29 Mar 2022

Sacroiliac Joint Dysfunction

pic%20ads3 Sacroiliac joint dysfunction is an umbrella term used to describe any pain associated with the sacroiliac/sacroiliac joint (SIJ). The joint is very solid, and has a minimal amount of movement in it. The joint can become very stiff and painful, or can become hypermobile. The SIJ can also suffer with osteoarthritis. As with a lot of the other joints in the body, the sacroiliac joints have a layer of cartilage that covers the bone. This cartilage allows you to move the joint, as well as functioning as a shock absorber that sits between the bones. When the cartilage becomes worn or damaged, the bones begin rubbing against one another causing osteoarthritis. Due to the osteoarthritis, the sacroiliac joint ends up having a dysfunction. Degenerative arthritis will often occur in the sacroiliac joint, just like it will in various other weight-bearing joints in the body.

In cases of hypermobility, often this results after child birth, so women are particularly susceptible. The SIJ moves too much (normal movement is between 3-7mm) and this creates sheering, instability, and inflammation along the joint line. A hypermobile SIJ can also suffering with a phenomenon known as joint locking, where the SIJ gets “stuck” as a result of being too mobile.

Sacroiliac Joint Dysfunction Anatomy The SIJ is the joint between the pelvis and the sacrum. The sacrum consists of five fused vertebrae which is at the bottom of the spine. The sides of the pelvis (known as the ilium) joins into the side of the sacrum forming the sacro-iliac joint. There are also ligaments that stabilize the joint to prevent too much movement. Gluteal muscles surround the joint. The sacrum sits above the coccyx, sometimes known as the tailbone.

How to Treat Sacroiliac Joint Dysfunction:

  1. Anti-Inflammatory Medication An anti-inflammatory medication is commonly used to help relieve pain and inflammation in the joint. However, long term use should be avoided, so keep use to 2 weeks.

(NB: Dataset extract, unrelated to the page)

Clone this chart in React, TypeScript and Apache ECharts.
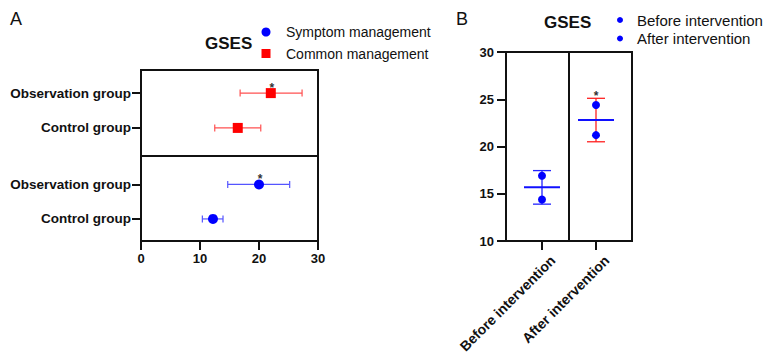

  2. Oral Steroids For short periods of time, an oral steroid is often prescribed to help treat the inflammation. This is normally prednisolone.

  3. Physical Therapy Physical therapy has been shown to be quite helpful in dealing with this condition. Pain in the joint is often attributed to not enough movement or too much movement within the affected joint. The therapist can teach you a number of different stabilizing and stretching exercises to help minimize the pain.

  4. Osteopathy Osteopaths use joint adjustments and manipulation to mobilize a stiff or locked sacro-iliac joint, or to attempt to alter the position of the pelvis.

  5. Sacroiliac Belt A sacroiliac belt is a type of device that wraps around the top of the hips (buttocks) to help stabilize the sacroiliac joint, which will help to relieve some of the pain.

Tips:  Good conditioning programs often help keep the joints strong and flexible.

 The added weight and altered gait of a pregnant woman can place added stress on the sacroiliac joints, so pregnant women can find a lot of benefit with a SI belt.

 Ankylosing spondylitis can lead to severe pain and stiffness in the sacroiliac joints. As the disease worsens, the joints fuse together and motion is prohibited.

 Maintain a healthy body weight to prevent undue stress on the joints.

 Try some ice and heat to your SIJ – discuss what would work best you’re your RMP therapist.